Sunday, January 17, 2010

CORE launches a Testing Task Force

I joined some 400 other people on January 9 at the Caucus of Rank and File Educators (CORE) Educational Summit. Currents and events at CPS seem to be building to a head. Between the funding crisis, Huberman's performance management mania, hit lists and turnarounds and closings, and, well, the general social crisis that comes through the front door of the school every day, some sort of resistance has to, needs to develop. The Chicago Teachers Union is an obvious organized force to address what's going on, but as far as I can tell, it is a no show. One of CORE's main principles is a member-driven union which I think at this point is sorely needed. (CORE announced a slate for the upcoming CTU elections.)

Since "teacher evaluation" is the big stick to beat teachers with right now, and the big end of that stick is standardized multiple-choice tests, I was especially interested in CORE's new Testing Task Force: "CORE is launching a testing task force to look into how the misuse of standardized tests interferes with making schools that serve the best interests of our students."

The announcement flyer continues: "Our first task will be to encourage teachers that they are not alone in their feeling that tests are terrorizing students, parents, teachers and entire schools. The current testing regime replaces the joy of learning with the bureaucracy of learning."

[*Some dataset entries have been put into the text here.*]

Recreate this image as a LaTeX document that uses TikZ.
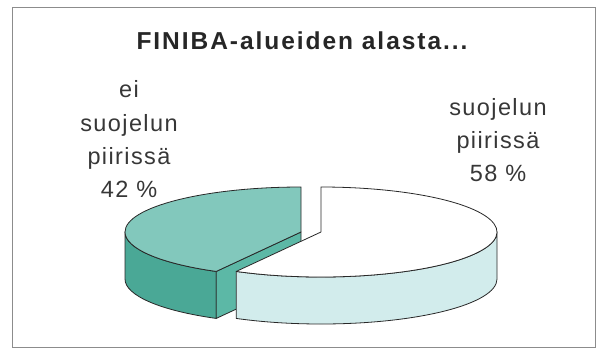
\documentclass[tikz,border=0pt]{standalone}
\usepackage{fontspec}
\setmainfont{Liberation Sans}
\newfontfamily\titlefont[LetterSpace=8]{Liberation Sans}
\newfontfamily\labelfont[LetterSpace=6]{Liberation Sans}
\usetikzlibrary{calc}
\definecolor{tealtop}{RGB}{130,200,188}
\definecolor{tealside}{RGB}{74,168,150}
\definecolor{tealcut}{RGB}{92,184,166}
\definecolor{whiteside}{RGB}{210,236,236}
\definecolor{outline}{RGB}{40,40,40}
\definecolor{frame}{RGB}{140,140,140}
\definecolor{txt}{RGB}{55,55,55}
\tikzset{
  face/.style={draw=outline, line width=0.8pt, line join=round},
  lbl/.style={anchor=base, inner sep=0pt, text=txt, font=\labelfont\fontsize{23.5}{28}\selectfont},
  ttl/.style={anchor=base, inner sep=0pt, text=black!85, font=\titlefont\bfseries\fontsize{24.5}{29}\selectfont},
  ell/.style={x radius=176pt, y radius=45pt}
}
\begin{document}
\begin{tikzpicture}[x=1pt,y=-1pt]
\useasboundingbox (0,0) rectangle (597,349);
\draw[frame, line width=0.9pt] (12,7) rectangle (595.5,347.5);
\node[ttl] (title) at (302,49) {FINIBA-alueiden alasta...};
% coordinates
\coordinate (ct) at (301,232);
\coordinate (cw) at (321,232);
\coordinate (tb) at (301,187);
\coordinate (tl) at (125,232);
\coordinate (tf) at ($(ct)+(241.2:176pt and 45pt)$);
\coordinate (wf) at ($(cw)+(241.2:176pt and 45pt)$);
% teal slice (42 %)
\path[face, fill=tealside] (tl) arc[start angle=180, end angle=241.2, ell] -- ++(0,47) arc[start angle=241.2, end angle=180, ell] -- cycle;
\path[face, fill=tealcut] (ct) -- (tf) -- ($(tf)+(0,47)$) -- ($(ct)+(0,47)$) -- cycle;
\path[face, fill=tealtop] (ct) -- (tb) arc[start angle=90, end angle=241.2, ell] -- cycle;
% white slice (58 %)
\path[face, fill=whiteside] (wf) arc[start angle=241.2, end angle=360, ell] -- ++(0,47) arc[start angle=360, end angle=241.2, ell] -- cycle;
\path[face, fill=white] (cw) -- (wf) arc[start angle=241.2, end angle=450, ell] -- cycle;
% labels
\node[lbl] (l1) at (129,97) {ei};
\node[lbl] (l2) at (129,131) {suojelun};
\node[lbl] (l3) at (129,164) {piirissä};
\node[lbl] (l4) at (129,197) {42 \%};
\node[lbl] (r1) at (498,115) {suojelun};
\node[lbl] (r2) at (498,148) {piirissä};
\node[lbl] (r3) at (498,181) {58 \%};
\end{tikzpicture}
\end{document}
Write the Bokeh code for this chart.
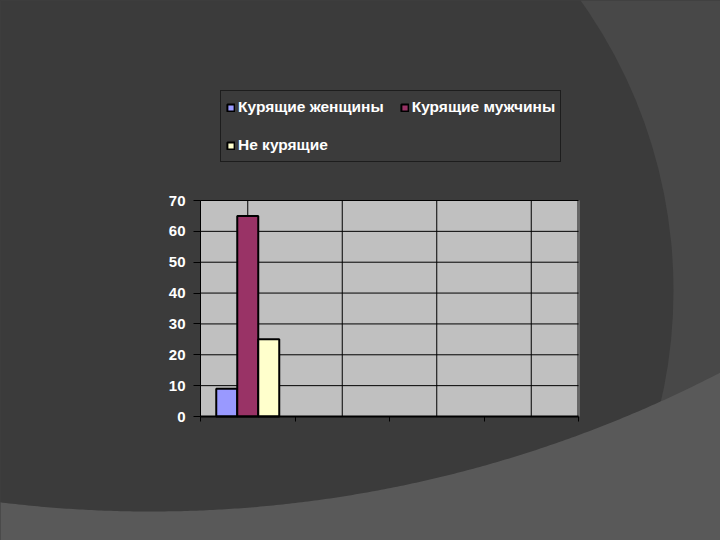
import numpy as np
from bokeh.plotting import figure
from bokeh.models import Range1d, LinearAxis, FixedTicker, Legend, LegendItem
from bokeh.embed import file_html
from bokeh.resources import INLINE

# ---------------- data ----------------
categories = ["", "", "", ""]
series_names = ["Курящие женщины", "Курящие мужчины", "Не курящие"]
women = [9]
men = [65]
non_smokers = [25]
y_ticks = [0, 10, 20, 30, 40, 50, 60, 70]
series_colors = ["#9999ff", "#993366", "#ffffcc"]

# ---------------- geometry (page pixels) ----------------
W, H = 720, 540
PL, PR, PT, PB = 200, 578, 200, 416   # chart area edges on the page
Y_MAX = y_ticks[-1]
NCAT = len(categories)
sx = (PR - PL) / NCAT
sy = (PB - PT) / Y_MAX


def X(px):
    return (px - PL) / sx


def Y(py):
    return (PB - py) / sy


DARK, MID, LIGHT = "#3b3b3b", "#484848", "#595959"

p = figure(width=W, height=H, output_backend="svg", toolbar_location=None,
           x_range=Range1d(X(0), X(W)),
           y_range=Range1d(Y(H), Y(0)),
           x_axis_type=None, y_axis_type=None, min_border=0,
           background_fill_color=MID, border_fill_color=MID)
p.outline_line_color = None

# ---------------- slide decoration ----------------
cx1, cy1, r1 = 174, 290, 499
p.ellipse(x=[X(cx1)], y=[Y(cy1)], width=[2 * r1 / sx], height=[2 * r1 / sy],
          fill_color=DARK, line_color=None)
cx2, cy2, r2 = 150, -727, 1238
bx = np.linspace(-20, 740, 240)
by = cy2 + np.sqrt(r2 ** 2 - (bx - cx2) ** 2)
poly_x = np.concatenate([bx, [740, -20]])
poly_y = np.concatenate([by, [560, 560]])
p.patch(X(poly_x), Y(poly_y), fill_color=LIGHT, line_color=None)

# ---------------- chart area ----------------
p.quad(left=[0], right=[NCAT], bottom=[0], top=[Y_MAX],
       fill_color="#c0c0c0", line_color=None)
p.segment(x0=[NCAT], x1=[NCAT], y0=[0], y1=[Y_MAX], line_color="#666666", line_width=3)

grid_y = y_ticks[1:]
p.segment(x0=[0] * len(grid_y), x1=[NCAT] * len(grid_y), y0=grid_y, y1=grid_y,
          line_color="black", line_width=1)
grid_x = [i + 0.5 for i in range(NCAT)]
p.segment(x0=grid_x, x1=grid_x, y0=[0] * NCAT, y1=[Y_MAX] * NCAT,
          line_color="black", line_width=1)

# ---------------- bars ----------------
bar_w = 1 / 4.5
series = [women, men, non_smokers]
renderers = []
for k, (vals, col) in enumerate(zip(series, series_colors)):
    xs = [i + 0.5 + (k - 1) * bar_w for i in range(len(vals))]
    r = p.vbar(x=xs, top=vals, width=bar_w, bottom=0, fill_color=col,
               line_color="black", line_width=2)
    renderers.append(r)

# ---------------- axes ----------------
yaxis = LinearAxis(fixed_location=0, bounds=(0, Y_MAX), ticker=FixedTicker(ticks=y_ticks),
                   axis_line_color="black", axis_line_width=1,
                   major_tick_out=7, major_tick_in=0, major_tick_line_color="black",
                   minor_tick_out=0, minor_tick_in=0,
                   major_label_standoff=8, major_label_text_color="white",
                   major_label_text_font="Liberation Sans",
                   major_label_text_font_style="bold",
                   major_label_text_font_size="15px")
p.add_layout(yaxis, "left")

x_tick_pos = list(range(NCAT + 1))
xaxis = LinearAxis(fixed_location=0, bounds=(0, NCAT), ticker=FixedTicker(ticks=x_tick_pos),
                   axis_line_color="black", axis_line_width=2,
                   major_tick_out=5, major_tick_in=0, major_tick_line_color="black",
                   minor_tick_out=0, minor_tick_in=0,
                   major_label_overrides={t: "" for t in x_tick_pos},
                   major_label_text_font_size="1px")
p.add_layout(xaxis, "below")

# ---------------- legend ----------------
items = [LegendItem(label=n, renderers=[r]) for n, r in zip(series_names, renderers)]
legend = Legend(items=items, location=(220, H - 162),
                orientation="horizontal", ncols=2,
                background_fill_color=DARK, background_fill_alpha=1,
                border_line_color="black", border_line_width=1,
                label_text_color="white", label_text_font="Liberation Sans",
                label_text_font_style="bold", label_text_font_size="15.5px",
                glyph_width=9, glyph_height=9, label_standoff=3,
                label_height=22, spacing=16, padding=5, margin=0)
p.add_layout(legend, "center")

html = file_html(p, INLINE, title="Курящие")
html = html.replace("</head>", "<style>html,body{background:%s;}</style></head>" % DARK, 1)
open("out.html", "w").write(html)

As I have written in some earlier posts, CPS teachers are working on two testing fronts. ISAT remains the main measure of Adequate Yearly Progress mandated by No Child Left Behind. ISAT is still the main "high stakes" event for the student (it affects their promotion) and for the school (it affects probation, etc.). The second front is the new Scantron Performance Series, which will be administered three times a year, is done online, and provides immediate scores. It is being phased in this year and will replace the Benchmark Assessment in 2010-11. It is a "computer adaptive" test, which means that questions will increase or decrease in complexity until the software determines a score for the student. The test is standards-based, and will provide a number of metrics, including a scaled score, approximate grade-level performance, a normed national percentile ranking and a Lexile score.

I believe the Scantron test will become the main tool for assessing teachers. CPS will expect a student's score to increase throughout the year. And depending on what statistical voodoo the district uses, the amount of expected increase may vary from school to school. A student's score could increase absolutely, but if the increase does not meet CPS expectations, the teacher has not added enough "value" to the student, and so has failed. Since classroom teachers are being targeted as the sole agent responsible for student advance, the scores will be reflected back on the classroom teacher.

Describing the standardized testing regime as a form of terrorism is on the mark I think, given the pressure put on teachers who are presented with the spectre of turnaround, closure and unemployment. Teachers are not being motivated, they are just being demoralized.

From the CORE workshop on January 9, I heard two messages coming from panelists about testing. One message says that high stakes multiple choice tests are okay, but the opacity around them makes them suspect. And so the pushback is to make it possible to see the tests and challenge the kinds of questions on them and the scoring methodology -- i.e., to make "better" tests.

A second message challenges the whole premise of standardized testing -- that they are, in fact, designed to "sort and track," as one panelist put it. They are very limited assessment tools. This is of course a much more radical position.

As teachers we recognize the importance of student assessment. But it needs to be responsible and effective assessment that matches the student. Multiple choice tests can have a useful role, under specific circumstances, but for many reasons, right now the standardized testing regime is an education disaster.

In a major speech to the National Press Club last week, Randi Weingarten, the president of the American Federation of Teachers, outlined her "New Path Forward for Public Education." In the speech, Weingarten opened the door to significant changes in teacher evaluation, including assessing the "student performance" of their charges. The evaluation of teachers is a valid expectation (but keep the term "accountability" out of it! Reject the intrusion of market-speak into the sphere of teaching!). But teaching takes place within a complex matrix of factors. The teacher is not a lone actor. To her credit, Weingarten added that her "new path forward calls on principals, administrators and elected officials to ensure that teachers get the tools, time and trust they need to do their jobs."

BUT BUT BUT. Without a strong, effective organization (read "union"), that second part will not happen. Teachers will be expected to perform miracles because they do not have the "tools, time and trust". "Tools, time and trust" are the preconditions for successful teaching. This second part of her message will be lost, and all the dogs will hear is "the union says it is okay to evaluate teachers on test scores." The particularities of a given school and community will be disappeared. And teachers, especially the experienced ones at the top of the pay grade, will be hung out to dry.